▶ [Figure scripts]
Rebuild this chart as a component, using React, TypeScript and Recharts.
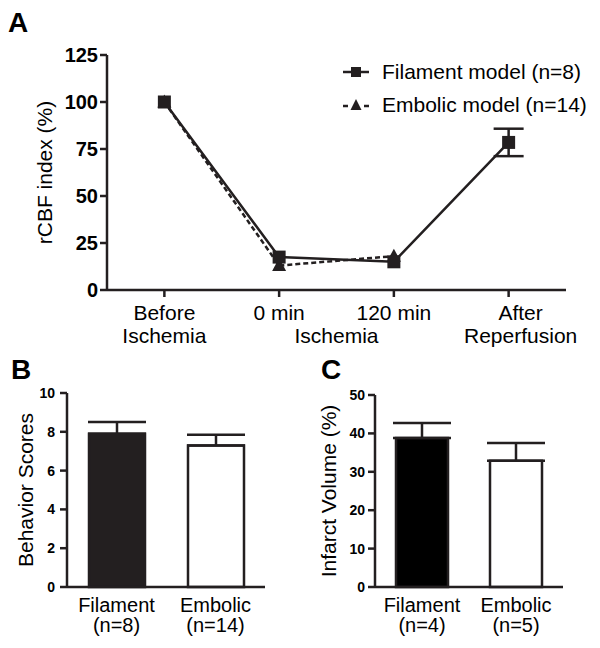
import React from "react";
import {
  LineChart,
  Line,
  BarChart,
  Bar,
  Cell,
  XAxis,
  YAxis,
  ErrorBar,
  Legend,
} from "recharts";

const INK = "#231f20";
const FONT = '"Liberation Sans", Arial, Helvetica, sans-serif';

// Panel A: rCBF over time
const timepoints = ["Before\nIschemia", "0 min", "120 min", "After\nReperfusion"];
const ischemiaGroupLabel = "Ischemia";
const filamentRcbf = [100, 17.5, 15, 78.5];
const filamentRcbfErr = [null, null, null, 7.3];
const embolicRcbf = [100, 13, 18, null];
const rcbfTicks = [0, 25, 50, 75, 100, 125];
const seriesNames = ["Filament model (n=8)", "Embolic model (n=14)"];

// Panel B: behavior scores
const groups = ["Filament", "Embolic"];
const behaviorN = ["(n=8)", "(n=14)"];
const behaviorScores = [7.9, 7.3];
const behaviorErr = [0.6, 0.55];
const behaviorTicks = [0, 2, 4, 6, 8, 10];

// Panel C: infarct volume
const infarctN = ["(n=4)", "(n=5)"];
const infarctVolume = [38.8, 32.9];
const infarctErr = [3.9, 4.6];
const infarctTicks = [0, 10, 20, 30, 40, 50];

const rcbfData = timepoints.map((t, i) => ({
  time: t,
  filament: filamentRcbf[i],
  filamentErr: filamentRcbfErr[i],
  embolic: embolicRcbf[i],
}));

const behaviorData = groups.map((g, i) => ({
  group: g,
  n: behaviorN[i],
  value: behaviorScores[i],
  err: [0, behaviorErr[i]],
}));

const infarctData = groups.map((g, i) => ({
  group: g,
  n: infarctN[i],
  value: infarctVolume[i],
  err: [0, infarctErr[i]],
}));

// plot box of panel A (px)
const A_LEFT = 107;
const A_RIGHT = 566;
const A_HALF_BAND = (A_RIGHT - A_LEFT) / 8;

const axisStroke = { stroke: INK, strokeWidth: 2.5 };

function SquareDot(props: any) {
  const { cx, cy } = props;
  if (cx == null || cy == null) return null;
  return <rect x={cx - 6.5} y={cy - 6.5} width={13} height={13} fill={INK} />;
}

function TriangleDot(props: any) {
  const { cx, cy } = props;
  if (cx == null || cy == null) return null;
  return (
    <polygon
      points={`${cx},${cy - 7.5} ${cx - 7},${cy + 5.5} ${cx + 7},${cy + 5.5}`}
      fill={INK}
    />
  );
}

function TimeTick(props: any) {
  const { x, y, payload } = props;
  const idx = timepoints.indexOf(payload.value);
  const lines = String(payload.value).split("\n");
  const dx = idx === 3 ? 12 : 0;
  const textProps = {
    textAnchor: "middle" as const,
    fontSize: 21,
    fill: "#000",
    fontFamily: FONT,
  };
  return (
    <g>
      {lines.map((t, i) => (
        <text key={i} x={x + dx} y={y + 23 + i * 23} {...textProps}>
          {t}
        </text>
      ))}
      {idx === 1 && (
        <text x={x + A_HALF_BAND} y={y + 46} {...textProps}>
          {ischemiaGroupLabel}
        </text>
      )}
    </g>
  );
}

function GroupTick(props: any) {
  const { x, y, payload, nLabels } = props;
  const idx = groups.indexOf(payload.value);
  const textProps = {
    textAnchor: "middle" as const,
    fontSize: 20,
    fill: "#000",
    fontFamily: FONT,
  };
  return (
    <g>
      <text x={x} y={y + 25} {...textProps}>
        {payload.value}
      </text>
      <text x={x} y={y + 45} {...textProps}>
        {nLabels[idx]}
      </text>
    </g>
  );
}

function rotatedLabel(value: string, cx: number, size = 21) {
  return (p: any) => {
    const vb = p.viewBox || {};
    const cy = vb.y + vb.height / 2;
    return (
      <text
        x={cx}
        y={cy}
        transform={`rotate(-90 ${cx} ${cy})`}
        textAnchor="middle"
        dominantBaseline="central"
        fontSize={size}
        fill="#000"
        fontFamily={FONT}
      >
        {value}
      </text>
    );
  };
}

function ModelLegend() {
  return (
    <div style={{ fontFamily: FONT, fontSize: 21, color: "#000" }}>
      {seriesNames.map((name, i) => (
        <div
          key={name}
          style={{ display: "flex", alignItems: "center", height: 33, whiteSpace: "nowrap" }}
        >
          <svg width={26} height={16}>
            {i === 0 ? (
              <g>
                <line x1={0} y1={8} x2={26} y2={8} stroke={INK} strokeWidth={2.5} />
                <rect x={8} y={3} width={10} height={10} fill={INK} />
              </g>
            ) : (
              <g>
                <line x1={0} y1={9} x2={5} y2={9} stroke={INK} strokeWidth={2.5} />
                <polygon points="13,2 7.5,13 18.5,13" fill={INK} />
                <line x1={21} y1={9} x2={26} y2={9} stroke={INK} strokeWidth={2.5} />
              </g>
            )}
          </svg>
          <span style={{ marginLeft: 13 }}>{name}</span>
        </div>
      ))}
    </div>
  );
}

const panelLetter: React.CSSProperties = {
  position: "absolute",
  fontFamily: FONT,
  fontWeight: 700,
  fontSize: 28,
  lineHeight: "28px",
  color: "#000",
};

export default function App() {
  return (
    <div
      style={{
        position: "absolute",
        left: 0,
        top: 0,
        width: 600,
        height: 648,
        background: "#fff",
        overflow: "hidden",
      }}
    >
      <div style={{ ...panelLetter, left: 8, top: 9 }}>A</div>
      <div style={{ ...panelLetter, left: 11, top: 356 }}>B</div>
      <div style={{ ...panelLetter, left: 321, top: 356 }}>C</div>

      <div style={{ position: "absolute", left: 0, top: 0 }}>
        <LineChart
          width={600}
          height={360}
          data={rcbfData}
          margin={{ top: 55, right: 600 - A_RIGHT, left: 0, bottom: 0 }}
        >
          <XAxis
            dataKey="time"
            interval={0}
            height={70}
            padding={{ left: A_HALF_BAND, right: A_HALF_BAND }}
            axisLine={axisStroke}
            tickLine={axisStroke}
            tickSize={7}
            tickMargin={0}
            tick={<TimeTick />}
          />
          <YAxis
            domain={[0, 125]}
            ticks={rcbfTicks}
            interval={0}
            width={A_LEFT}
            axisLine={axisStroke}
            tickLine={axisStroke}
            tickSize={7}
            tickMargin={2}
            tick={{ fontSize: 20, fontWeight: 700, fill: "#000", fontFamily: FONT }}
            label={{ content: rotatedLabel("rCBF index (%)", 44) }}
          />
          <Legend
            layout="vertical"
            align="center"
            verticalAlign="middle"
            content={<ModelLegend />}
            wrapperStyle={{ left: 343, top: 55, width: "auto" }}
          />
          <Line
            dataKey="embolic"
            name={seriesNames[1]}
            stroke={INK}
            strokeWidth={2.5}
            strokeDasharray="5 3"
            dot={TriangleDot}
            activeDot={false}
            isAnimationActive={false}
          />
          <Line
            dataKey="filament"
            name={seriesNames[0]}
            stroke={INK}
            strokeWidth={2.5}
            dot={SquareDot}
            activeDot={false}
            isAnimationActive={false}
          >
            <ErrorBar dataKey="filamentErr" width={15} stroke={INK} strokeWidth={2.5} />
          </Line>
        </LineChart>
      </div>

      <div style={{ position: "absolute", left: 0, top: 370 }}>
        <BarChart
          width={300}
          height={270}
          data={behaviorData}
          margin={{ top: 23, right: 35, left: 0, bottom: 0 }}
        >
          <XAxis
            dataKey="group"
            interval={0}
            height={53}
            axisLine={axisStroke}
            tickLine={false}
            tickSize={0}
            tickMargin={0}
            tick={<GroupTick nLabels={behaviorN} />}
          />
          <YAxis
            domain={[0, 10]}
            ticks={behaviorTicks}
            interval={0}
            width={67}
            axisLine={axisStroke}
            tickLine={axisStroke}
            tickSize={7}
            tickMargin={5}
            tick={{ fontSize: 14, fontWeight: 700, fill: "#000", fontFamily: FONT }}
            label={{ content: rotatedLabel("Behavior Scores", 25) }}
          />
          <Bar
            dataKey="value"
            barSize={56}
            stroke={INK}
            strokeWidth={2.5}
            isAnimationActive={false}
          >
            <Cell fill={INK} />
            <Cell fill="#ffffff" />
            <ErrorBar dataKey="err" width={29} stroke={INK} strokeWidth={2.5} direction="y" />
          </Bar>
        </BarChart>
      </div>

      <div style={{ position: "absolute", left: 300, top: 370 }}>
        <BarChart
          width={300}
          height={270}
          data={infarctData}
          margin={{ top: 25, right: 37, left: 0, bottom: 0 }}
        >
          <XAxis
            dataKey="group"
            interval={0}
            height={53}
            axisLine={axisStroke}
            tickLine={false}
            tickSize={0}
            tickMargin={0}
            tick={<GroupTick nLabels={infarctN} />}
          />
          <YAxis
            domain={[0, 50]}
            ticks={infarctTicks}
            interval={0}
            width={75}
            axisLine={axisStroke}
            tickLine={axisStroke}
            tickSize={7}
            tickMargin={3}
            tick={{ fontSize: 14, fontWeight: 700, fill: "#000", fontFamily: FONT }}
            label={{ content: rotatedLabel("Infarct Volume (%)", 28) }}
          />
          <Bar
            dataKey="value"
            barSize={52}
            stroke={INK}
            strokeWidth={2.5}
            isAnimationActive={false}
          >
            <Cell fill="#000000" />
            <Cell fill="#ffffff" />
            <ErrorBar dataKey="err" width={29} stroke={INK} strokeWidth={2.5} direction="y" />
          </Bar>
        </BarChart>
      </div>
    </div>
  );
}
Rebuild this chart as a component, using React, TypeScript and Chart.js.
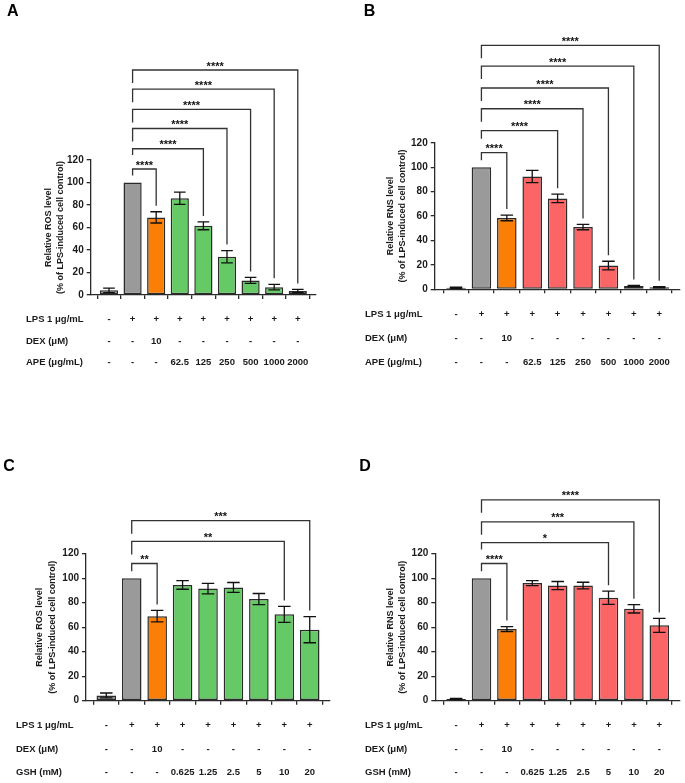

▶ [Required work] Starting at the first line of the records above, set down each line exactly through the one that holds "Arial, Helvetica, sans-serif';". Omit pictures.

▶ [Response below]
Rebuild this chart as a component, using React, TypeScript and Recharts.
import React from "react";
import {
  LineChart,
  Line,
  BarChart,
  Bar,
  Cell,
  XAxis,
  YAxis,
  ErrorBar,
  Legend,
} from "recharts";

const INK = "#231f20";
const FONT = '"Liberation Sans", Arial, Helvetica, sans-serif';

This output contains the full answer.